• _Provided data_:
══════
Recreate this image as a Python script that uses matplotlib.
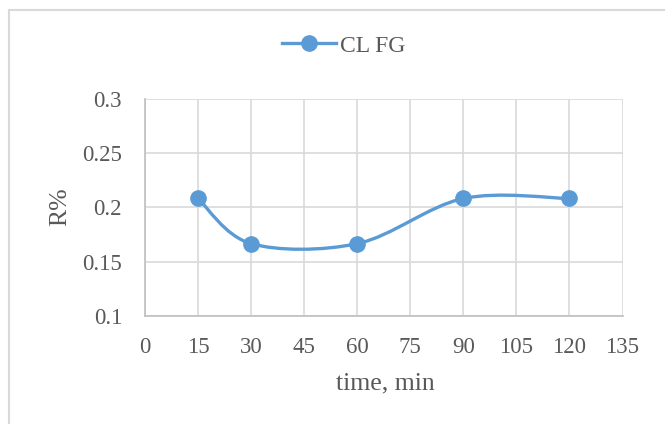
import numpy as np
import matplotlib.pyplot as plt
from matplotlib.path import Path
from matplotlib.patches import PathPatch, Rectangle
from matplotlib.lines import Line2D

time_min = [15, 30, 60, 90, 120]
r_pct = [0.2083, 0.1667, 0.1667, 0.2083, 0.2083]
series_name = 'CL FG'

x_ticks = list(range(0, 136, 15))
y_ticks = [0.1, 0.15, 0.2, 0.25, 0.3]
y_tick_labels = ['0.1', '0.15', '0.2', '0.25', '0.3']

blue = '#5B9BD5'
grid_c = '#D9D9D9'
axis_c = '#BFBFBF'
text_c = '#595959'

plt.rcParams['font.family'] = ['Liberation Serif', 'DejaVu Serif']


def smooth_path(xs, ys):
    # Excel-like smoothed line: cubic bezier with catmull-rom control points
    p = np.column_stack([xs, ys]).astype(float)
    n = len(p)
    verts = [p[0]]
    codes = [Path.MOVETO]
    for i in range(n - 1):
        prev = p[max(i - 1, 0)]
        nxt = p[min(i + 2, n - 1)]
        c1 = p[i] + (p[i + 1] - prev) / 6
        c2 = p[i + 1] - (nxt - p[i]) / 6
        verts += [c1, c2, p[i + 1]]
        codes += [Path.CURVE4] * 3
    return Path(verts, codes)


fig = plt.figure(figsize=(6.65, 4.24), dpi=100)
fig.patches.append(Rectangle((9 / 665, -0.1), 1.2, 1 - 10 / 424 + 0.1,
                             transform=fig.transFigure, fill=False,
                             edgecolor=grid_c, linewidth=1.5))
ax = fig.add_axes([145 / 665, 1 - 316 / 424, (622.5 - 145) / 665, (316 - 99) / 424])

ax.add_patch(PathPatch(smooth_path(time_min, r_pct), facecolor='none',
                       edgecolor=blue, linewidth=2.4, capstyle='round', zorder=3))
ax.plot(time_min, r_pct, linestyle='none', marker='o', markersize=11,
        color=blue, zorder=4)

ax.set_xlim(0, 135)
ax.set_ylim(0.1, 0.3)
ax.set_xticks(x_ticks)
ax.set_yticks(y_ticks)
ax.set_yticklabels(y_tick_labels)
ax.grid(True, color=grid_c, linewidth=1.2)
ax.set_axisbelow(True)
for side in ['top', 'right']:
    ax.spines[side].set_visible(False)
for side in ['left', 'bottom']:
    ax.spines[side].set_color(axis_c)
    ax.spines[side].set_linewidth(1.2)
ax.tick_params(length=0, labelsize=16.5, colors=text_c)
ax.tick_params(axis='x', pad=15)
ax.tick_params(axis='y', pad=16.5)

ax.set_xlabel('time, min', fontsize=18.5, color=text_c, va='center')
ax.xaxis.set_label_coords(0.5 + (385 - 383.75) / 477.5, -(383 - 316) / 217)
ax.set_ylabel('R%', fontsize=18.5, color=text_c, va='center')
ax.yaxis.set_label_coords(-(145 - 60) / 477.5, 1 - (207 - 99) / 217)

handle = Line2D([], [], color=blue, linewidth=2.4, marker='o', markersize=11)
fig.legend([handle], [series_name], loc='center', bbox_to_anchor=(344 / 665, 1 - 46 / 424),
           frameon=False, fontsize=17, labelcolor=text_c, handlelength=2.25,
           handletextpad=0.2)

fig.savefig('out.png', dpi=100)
══════
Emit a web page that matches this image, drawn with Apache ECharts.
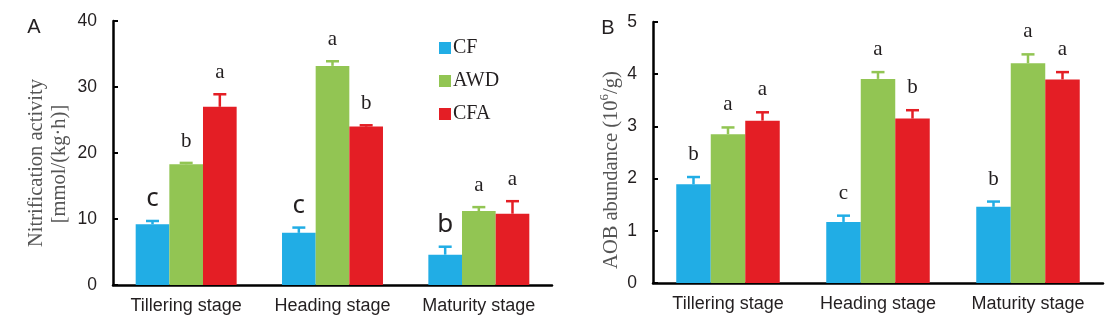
══════
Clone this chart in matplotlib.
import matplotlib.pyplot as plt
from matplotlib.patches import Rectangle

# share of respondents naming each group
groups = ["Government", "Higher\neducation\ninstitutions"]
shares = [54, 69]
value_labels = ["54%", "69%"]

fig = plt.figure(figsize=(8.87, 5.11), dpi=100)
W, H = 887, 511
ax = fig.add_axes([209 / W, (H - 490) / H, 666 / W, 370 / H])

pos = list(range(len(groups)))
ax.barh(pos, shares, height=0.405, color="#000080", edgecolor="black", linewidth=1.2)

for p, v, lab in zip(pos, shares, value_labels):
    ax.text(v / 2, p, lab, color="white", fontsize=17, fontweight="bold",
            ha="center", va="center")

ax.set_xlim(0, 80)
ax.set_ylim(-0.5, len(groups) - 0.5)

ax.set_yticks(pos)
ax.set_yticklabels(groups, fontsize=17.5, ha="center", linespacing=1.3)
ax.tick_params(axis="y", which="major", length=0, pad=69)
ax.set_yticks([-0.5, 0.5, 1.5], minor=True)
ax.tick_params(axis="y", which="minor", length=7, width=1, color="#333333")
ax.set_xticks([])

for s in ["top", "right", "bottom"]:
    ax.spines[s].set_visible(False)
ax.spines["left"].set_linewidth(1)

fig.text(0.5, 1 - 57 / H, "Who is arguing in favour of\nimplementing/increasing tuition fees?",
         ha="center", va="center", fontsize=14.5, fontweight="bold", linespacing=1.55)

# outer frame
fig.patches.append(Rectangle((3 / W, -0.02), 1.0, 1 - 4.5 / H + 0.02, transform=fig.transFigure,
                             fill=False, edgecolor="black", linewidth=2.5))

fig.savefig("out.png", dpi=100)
══════
• _Task instructions_: Above are the records. Print exactly the lines from the one containing "Recreate this image" to the one containing "plt.rcParams['font.family'] = ['Liberation", both included, and nothing else; pictures are excluded.

• _Written response_:
Recreate this image as a Python script that uses matplotlib.
import numpy as np
import matplotlib.pyplot as plt
from matplotlib.path import Path
from matplotlib.patches import PathPatch, Rectangle
from matplotlib.lines import Line2D

time_min = [15, 30, 60, 90, 120]
r_pct = [0.2083, 0.1667, 0.1667, 0.2083, 0.2083]
series_name = 'CL FG'

x_ticks = list(range(0, 136, 15))
y_ticks = [0.1, 0.15, 0.2, 0.25, 0.3]
y_tick_labels = ['0.1', '0.15', '0.2', '0.25', '0.3']

blue = '#5B9BD5'
grid_c = '#D9D9D9'
axis_c = '#BFBFBF'
text_c = '#595959'

plt.rcParams['font.family'] = ['Liberation Serif', 'DejaVu Serif']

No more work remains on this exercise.